Thanatos, Eros (et psyché), cette compétition était aussi un portrait sombre et pessimiste de notre société. Dans Notre petite soeur, les dettes s'accumulent pour la propriétaire du restaurant, dans The Lobster, les individus n'ont d'autres choix que d'être célibataires ou mariés, avec des règles tyranniques dans les deux cas, dans Carol, une femme doit choisir entre la convention et la marginalité, dans La loi du marché, l'emprise de l'entreprise se confronte au chômage et à la précarité qui rendent vulnérables et faillibles les individus, dans Sicario, le trafic de drogue conduit à la guerre et à des actes illégaux de la part des hommes de Loi, dans Mountains May Depart, les mines ferment et les profiteurs du régime s'exilent, dans Dheepan, les cités sont en feu et les immigrants sont malheureux, dans Chronic, les malades sont dépendants de traitements ou choisissent une fin de vie hors périmètre légal... L'Homme est ainsi fragilisé, prisonnier des autres, d'un système ou de la société. Qu'on trouve un rare bonheur dans l'exil, le divorce, une démission, l'amour ou un peu de gloire, l'amertume n'est jamais loin.

Des femmes

On s'attendait à une édition véritable féminine et même féministe. En fait il n'en est rien. Enfin, n'exagérons pas. Mais, à l'instar de la Palme d'or, la compétition était surtout virile, pleine de testosérone. Mettons de côté Woody Allen, Mad Max, Le petit prince et Vice-Versa, qui ont mis au coeur de leur histoire une femme ou une fillette, le sexe faible reste encore affaiblit ou parfois, pire, amoché, par les cinéastes.

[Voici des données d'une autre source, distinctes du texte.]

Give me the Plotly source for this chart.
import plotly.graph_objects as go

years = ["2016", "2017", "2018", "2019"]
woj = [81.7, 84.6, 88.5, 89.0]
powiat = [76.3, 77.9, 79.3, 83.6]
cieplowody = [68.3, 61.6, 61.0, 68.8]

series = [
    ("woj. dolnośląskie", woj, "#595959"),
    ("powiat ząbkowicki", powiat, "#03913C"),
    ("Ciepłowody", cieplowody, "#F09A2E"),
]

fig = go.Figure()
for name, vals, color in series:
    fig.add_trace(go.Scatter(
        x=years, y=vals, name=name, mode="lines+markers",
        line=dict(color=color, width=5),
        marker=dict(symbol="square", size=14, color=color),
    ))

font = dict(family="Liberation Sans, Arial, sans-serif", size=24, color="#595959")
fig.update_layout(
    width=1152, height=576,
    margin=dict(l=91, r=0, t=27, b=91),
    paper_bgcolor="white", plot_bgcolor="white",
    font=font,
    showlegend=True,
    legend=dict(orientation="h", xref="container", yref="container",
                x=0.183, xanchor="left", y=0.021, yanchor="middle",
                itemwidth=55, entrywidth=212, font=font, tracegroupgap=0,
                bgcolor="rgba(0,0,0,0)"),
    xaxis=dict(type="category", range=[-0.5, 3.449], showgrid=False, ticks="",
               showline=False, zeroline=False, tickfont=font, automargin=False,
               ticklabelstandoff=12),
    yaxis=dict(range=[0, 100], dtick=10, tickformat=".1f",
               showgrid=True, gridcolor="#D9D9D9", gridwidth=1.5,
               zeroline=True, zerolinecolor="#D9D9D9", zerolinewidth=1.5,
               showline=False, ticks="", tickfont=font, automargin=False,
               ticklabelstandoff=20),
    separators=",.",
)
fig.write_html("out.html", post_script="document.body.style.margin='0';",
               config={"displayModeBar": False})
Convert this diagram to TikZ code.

Il y a quelques exceptions. Notre petite soeur, Tale of Tales, The Lobster, Mia Madre, Carol, Mountains May Depart, Dheepan, The Assassin et Valley of Love proposent tous un ou plusieurs personnages féminins forts: des décideuses, des dirigeantes, des déterminées, des dominantes. Mais à l'inverse on va continuer de se désoler de voir qu'une femme est forcément hystérique (Mon roi), alcoolique (La forêt des songes), suicidaire (Plus fort que les bombes) quand ses amours vont mal. Ne parlons pas de Lady Macbeth, réduite au rôle de simple conseillère dans Macbeth. Quand elle n'est pas tout simplement malade et dépendante des hommes (Chronic, La forêt des songes). La femme forte de Sicario se mue en observatrice passive qui regarde les hommes jouer aux soldats sans elle. Même chez Sorrentino, elle n'est qu'un faire valoir des désirs masculins: Miss Univers (qui en a dans la tête quand même), fille de (qui ne semble pas avoir d'existence autre) ou égérie.

La femme reste souvent l'épouse d'un mâle, névrosée la plupart du temps. En cela, les jeunes femmes de Notre petite soeur, les célibataires de The Lobster, la réalisatrice de Mia Madre, les amoureuses de Carol, la super flic de Sicario, les héroïnes de Mountains May Depart, la combattante de The Assassin font exception. La vie dans l'ombre d'un homme n'est pas forcément signe d'une aventure heureuse. Au moins, ici, les personnages féminins ne tombent pas dans un cliché d'une autre époque.